Pire encore du côté sénégalais, le Premier ministre, devant les députés jeudi, parle de cette affaire comme le ferait un Sénégalais lambda, sans grande hauteur ni finesse, répliquant à Me Abdoulaye Wade en recourant à des arguments mondains en déphase avec ses hautes responsabilités. On était en droit d’attendre de lui, chef du gouvernement, qu’il réaffirme à la figure du diplomate gaulois au moins deux principes caractéristiques de la (notre) démocratie : la séparation des pouvoirs et l’indépendance de la justice sénégalaise. Il a préféré se défiler sur des broutilles.
 
On aboutit alors à un autre drame : le gouvernement sénégalais, face à la condamnation quasi unanime des propos de Jean-Félix Paganon dans l’opinion publique, se range du côté d’une France qui s’ingère de manière délibérée dans nos affaires intérieures. C’est inacceptable, mais cela parait logique du moment que l’on a à faire à un guichet automatique étranger qui nous gratifie généreusement d’aides budgétaires permettant de boucler quelques fins de mois. On n’attaque pas, on n’égratigne même pas son bienfaiteur ! Le gouvernement sénégalais se serait-il tu si, par exemple, l’ambassadeur de Gambie au Sénégal avait exprimé des inquiétudes relatifs aux errements de l’instruction du dossier Karim Wade et Cie ?
 
 Stalino-bonapartiste
Abdoulaye Wade ? On est obligé d’en revenir à son vrai visage. C’est un frondeur endurci qui a du pouvoir et du peuple des définitions qui lui sont propres. Il est un stalino-bonapartiste qui ne s’ignore pas, sans foi ni loi, établissant avec les hommes, femmes et jeunes qui font sa cour des rapports de suzerain à sujets. Depuis 40 ans, il ne cesse d’en faire la démonstration ! Les modalités scandaleuses de la désignation du futur «candidat» du Parti démocratique sénégalais (PDS) à la présidentielle de 2017 ne sont que le dernier avatar de sa culture éprouvée des dérives.

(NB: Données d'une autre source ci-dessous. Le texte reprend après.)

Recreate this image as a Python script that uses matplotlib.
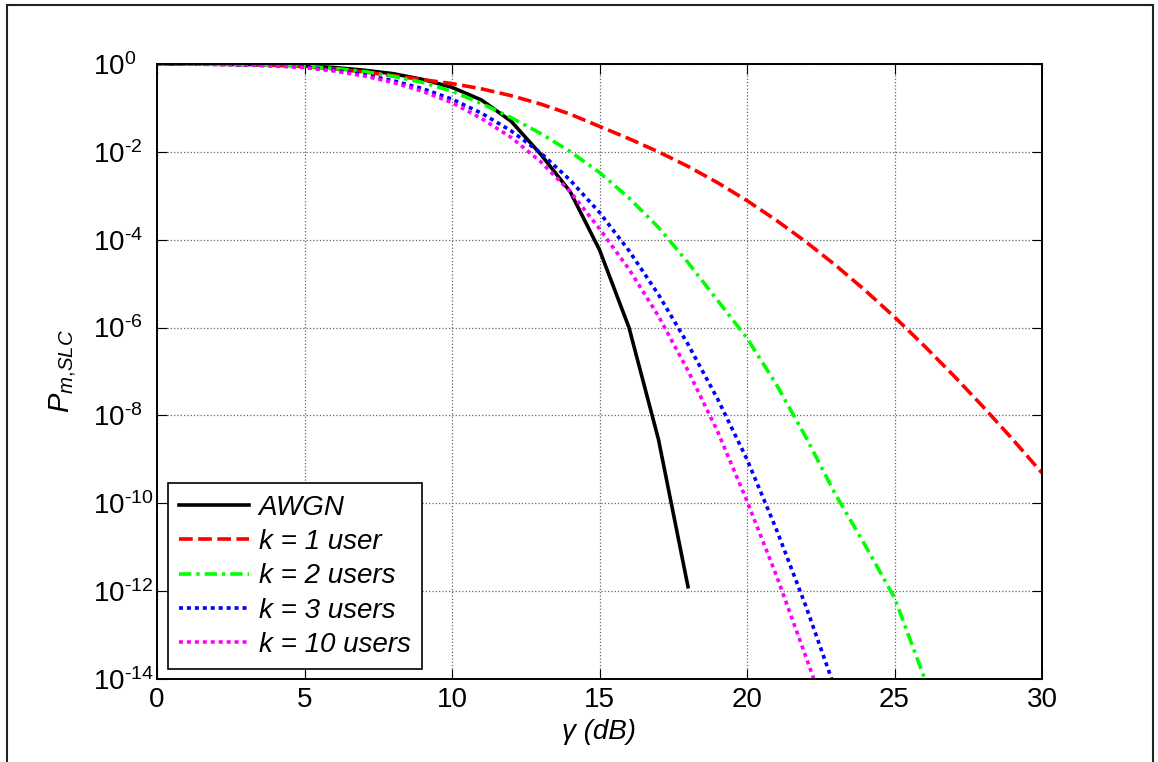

C’est pour cela que tous ceux qui ont eu le flair de le mettre en face de ses contradictions politiques ont raison, des observateurs de la vie politique au Premier ministre. Me Wade a bien proposé que des juges venus de France suppléent à leurs collègues du Sénégal dans le procès de son fils ! En 2011, c’est lui-même, le panafricaniste revendiqué, qui a accepté de voyager dans les valises de Nicolas Sarkozy et d’Alain Juppé jusqu’à Benghazi afin de donner corps aux bombardements de l’Otan et de la France sur la Libye parce qu’on voulait se débarrasser d’un Mouammar Kadhafi turbulent et gênant.
 
Aujourd’hui, Abdoulaye Wade, le panafricaniste revendiqué devenu sur le tard maître en sciences esclavagistes et pratiques anthropophagiques, porte une part de responsabilité dans la dégénérescence profonde d’une entité libyenne qui, sans avoir jamais été une démocratie, n’en constituait pas moins un pôle de stabilité et de sécurité entre le Nord de l’Afrique et le Sud de la Méditerranée.
Cette affaire Paganon est un drame pour notre pays. Elle nous rappelle que le versant noir de nos liens antiques avec la France a conservé cette fraîcheur suffocante qui fait d’une frange de nos élites politiques et intellectuelles dirigeantes des patriotes mous. Des patriotes sur lesquels il peut être aléatoire de miser pour construire ce pays.